Yeah, I thought you were going to show types in terms of The Devil, The Tower, etc. You could really get carried away doing it this way.


----------



## akaskar (Nov 13, 2012)

hornet said:


> I've realized that on a stereotypical level Tarot and MBTI mix very well.
> They both are just as accurate in other words.
> This is because you can correlate them directly with each other.
> I've had a thread about it before, but would like further feedback since,
> ...


I'm quite happy to be the king of no matter what :tongue: but on the other hand, how would INTPs feel to be our pages? :shocked:


----------



## Entropic (Jun 15, 2012)

I think it mostly relates to it like this, rather than any specific group:

Cups: Feeling/ethics
Swords: Thinking/logic
Pentacles: Sensing 
Staves: Intuition

I say this as an ex-practitioner as I lost my deck due to a water accident but I was thinking quite a bit about this and what the elements represent. 

With that said, while I understand the significance of the minor arcana I find that the general arcana has more archetypal and less specific symbolism in it that makes it more interesting. I particularly like the card Death and The Tower because they both represent destruction but destruction that will lead to change.


----------



## Inveniet (Aug 21, 2009)

The Alternate said:


> Yeah, I thought you were going to show types in terms of The Devil, The Tower, etc. You could really get carried away doing it this way.
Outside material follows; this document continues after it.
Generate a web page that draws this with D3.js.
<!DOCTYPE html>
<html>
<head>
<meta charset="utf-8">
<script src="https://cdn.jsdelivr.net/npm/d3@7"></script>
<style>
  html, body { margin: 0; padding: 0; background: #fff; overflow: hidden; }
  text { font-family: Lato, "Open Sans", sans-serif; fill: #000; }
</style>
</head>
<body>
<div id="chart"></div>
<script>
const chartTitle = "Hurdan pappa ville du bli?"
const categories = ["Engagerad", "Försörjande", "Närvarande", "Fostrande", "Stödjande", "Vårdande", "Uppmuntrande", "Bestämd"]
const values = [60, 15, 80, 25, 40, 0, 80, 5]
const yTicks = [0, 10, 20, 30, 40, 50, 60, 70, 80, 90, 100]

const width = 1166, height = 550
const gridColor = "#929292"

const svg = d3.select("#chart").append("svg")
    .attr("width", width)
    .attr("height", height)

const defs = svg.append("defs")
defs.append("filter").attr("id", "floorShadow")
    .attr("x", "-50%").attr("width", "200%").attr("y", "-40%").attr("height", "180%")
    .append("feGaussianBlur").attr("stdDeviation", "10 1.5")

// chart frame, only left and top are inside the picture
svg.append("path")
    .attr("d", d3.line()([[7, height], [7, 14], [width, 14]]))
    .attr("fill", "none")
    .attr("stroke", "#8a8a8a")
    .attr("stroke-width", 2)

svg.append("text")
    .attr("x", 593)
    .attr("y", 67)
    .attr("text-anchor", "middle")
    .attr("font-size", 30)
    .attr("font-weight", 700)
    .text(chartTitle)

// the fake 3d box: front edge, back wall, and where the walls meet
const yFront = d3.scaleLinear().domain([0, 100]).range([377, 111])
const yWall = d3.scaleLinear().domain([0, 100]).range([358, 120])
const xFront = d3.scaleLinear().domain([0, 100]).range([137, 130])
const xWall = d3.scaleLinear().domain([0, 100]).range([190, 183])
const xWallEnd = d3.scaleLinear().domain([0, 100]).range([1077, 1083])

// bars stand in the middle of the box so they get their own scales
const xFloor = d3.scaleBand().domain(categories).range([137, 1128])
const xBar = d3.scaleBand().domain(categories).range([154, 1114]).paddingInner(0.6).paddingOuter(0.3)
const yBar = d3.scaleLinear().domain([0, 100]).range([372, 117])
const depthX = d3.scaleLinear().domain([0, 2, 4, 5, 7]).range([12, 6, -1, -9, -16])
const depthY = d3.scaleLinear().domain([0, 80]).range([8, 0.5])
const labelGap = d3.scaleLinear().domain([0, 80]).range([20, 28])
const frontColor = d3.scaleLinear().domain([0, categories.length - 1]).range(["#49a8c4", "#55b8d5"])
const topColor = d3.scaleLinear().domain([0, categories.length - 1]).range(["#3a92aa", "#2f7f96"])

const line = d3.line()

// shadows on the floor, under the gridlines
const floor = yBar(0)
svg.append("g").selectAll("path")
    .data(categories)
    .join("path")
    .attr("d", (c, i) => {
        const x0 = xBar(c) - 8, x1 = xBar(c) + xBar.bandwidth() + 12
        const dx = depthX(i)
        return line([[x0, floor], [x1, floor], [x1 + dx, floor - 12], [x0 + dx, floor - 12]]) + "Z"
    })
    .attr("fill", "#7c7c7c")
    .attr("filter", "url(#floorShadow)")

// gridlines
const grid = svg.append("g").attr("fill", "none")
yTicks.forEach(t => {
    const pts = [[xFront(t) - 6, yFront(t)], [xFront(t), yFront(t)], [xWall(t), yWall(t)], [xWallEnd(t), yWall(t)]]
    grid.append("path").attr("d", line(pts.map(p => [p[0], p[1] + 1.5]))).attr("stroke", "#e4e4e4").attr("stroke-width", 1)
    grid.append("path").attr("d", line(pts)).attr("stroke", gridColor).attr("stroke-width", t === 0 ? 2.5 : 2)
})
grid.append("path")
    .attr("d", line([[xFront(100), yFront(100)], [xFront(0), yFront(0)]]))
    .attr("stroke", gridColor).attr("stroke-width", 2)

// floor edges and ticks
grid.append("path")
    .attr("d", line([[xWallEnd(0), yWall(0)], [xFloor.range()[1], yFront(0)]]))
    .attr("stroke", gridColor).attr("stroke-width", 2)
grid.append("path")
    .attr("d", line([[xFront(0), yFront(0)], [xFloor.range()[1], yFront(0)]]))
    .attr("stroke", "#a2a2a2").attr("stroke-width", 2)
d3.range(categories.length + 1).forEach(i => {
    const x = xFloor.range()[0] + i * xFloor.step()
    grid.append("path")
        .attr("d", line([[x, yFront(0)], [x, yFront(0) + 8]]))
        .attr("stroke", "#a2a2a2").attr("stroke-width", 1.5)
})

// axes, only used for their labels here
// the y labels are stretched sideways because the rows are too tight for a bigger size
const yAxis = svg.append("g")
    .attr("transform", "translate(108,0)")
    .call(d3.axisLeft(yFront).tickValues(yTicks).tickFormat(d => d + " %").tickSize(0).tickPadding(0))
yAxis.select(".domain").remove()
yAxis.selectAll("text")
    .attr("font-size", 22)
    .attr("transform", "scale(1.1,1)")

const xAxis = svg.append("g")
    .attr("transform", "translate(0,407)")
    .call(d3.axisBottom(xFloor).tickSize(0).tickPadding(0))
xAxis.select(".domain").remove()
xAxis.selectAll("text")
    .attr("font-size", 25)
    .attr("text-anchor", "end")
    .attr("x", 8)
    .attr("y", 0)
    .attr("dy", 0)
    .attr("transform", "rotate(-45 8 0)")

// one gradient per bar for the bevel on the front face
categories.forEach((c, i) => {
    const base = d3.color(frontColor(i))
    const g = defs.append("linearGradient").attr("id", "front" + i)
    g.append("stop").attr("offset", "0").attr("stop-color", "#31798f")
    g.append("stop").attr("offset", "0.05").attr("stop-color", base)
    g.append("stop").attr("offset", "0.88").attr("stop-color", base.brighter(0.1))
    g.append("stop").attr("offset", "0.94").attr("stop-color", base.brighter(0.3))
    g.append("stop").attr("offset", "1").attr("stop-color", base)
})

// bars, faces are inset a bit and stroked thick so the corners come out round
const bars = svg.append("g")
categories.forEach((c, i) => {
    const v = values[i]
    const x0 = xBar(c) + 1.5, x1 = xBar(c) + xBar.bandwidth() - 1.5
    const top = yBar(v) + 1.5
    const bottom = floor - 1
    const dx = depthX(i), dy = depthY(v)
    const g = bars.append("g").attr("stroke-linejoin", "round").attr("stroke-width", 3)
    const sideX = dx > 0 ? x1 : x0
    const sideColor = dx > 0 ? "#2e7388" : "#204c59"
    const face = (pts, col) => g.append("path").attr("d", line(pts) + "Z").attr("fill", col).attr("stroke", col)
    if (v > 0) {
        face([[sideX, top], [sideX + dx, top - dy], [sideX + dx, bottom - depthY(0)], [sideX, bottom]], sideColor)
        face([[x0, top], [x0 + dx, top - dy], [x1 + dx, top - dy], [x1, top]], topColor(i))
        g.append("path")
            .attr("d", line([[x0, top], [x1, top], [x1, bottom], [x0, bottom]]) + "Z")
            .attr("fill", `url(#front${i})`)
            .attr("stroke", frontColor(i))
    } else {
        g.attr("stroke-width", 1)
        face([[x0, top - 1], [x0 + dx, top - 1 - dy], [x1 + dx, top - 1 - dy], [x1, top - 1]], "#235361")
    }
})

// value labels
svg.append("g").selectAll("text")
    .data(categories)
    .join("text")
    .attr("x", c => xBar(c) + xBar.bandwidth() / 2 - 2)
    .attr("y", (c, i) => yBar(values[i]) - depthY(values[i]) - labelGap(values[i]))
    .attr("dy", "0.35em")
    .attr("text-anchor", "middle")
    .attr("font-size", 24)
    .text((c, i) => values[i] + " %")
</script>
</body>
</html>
Well that would be a bit excessive...
Anyway only the suits correlate to the MBTI.


akaskar said:


> I'm quite happy to be the king of no matter what :tongue: but on the other hand, how would INTPs feel to be our pages? :shocked:


Well someone have to be the page. Might as well be someone else 



LeaT said:


> I think it mostly relates to it like this, rather than any specific group:
> 
> Cups: Feeling/ethics
> Swords: Thinking/logic
> ...


I like the perspective you have on it.
I find that they all are valid ways of looking at it.

Btw I've gotten over what I wrote to you about a while back.
I was a bit paranoidish at the time so don't take it too seriously.


----------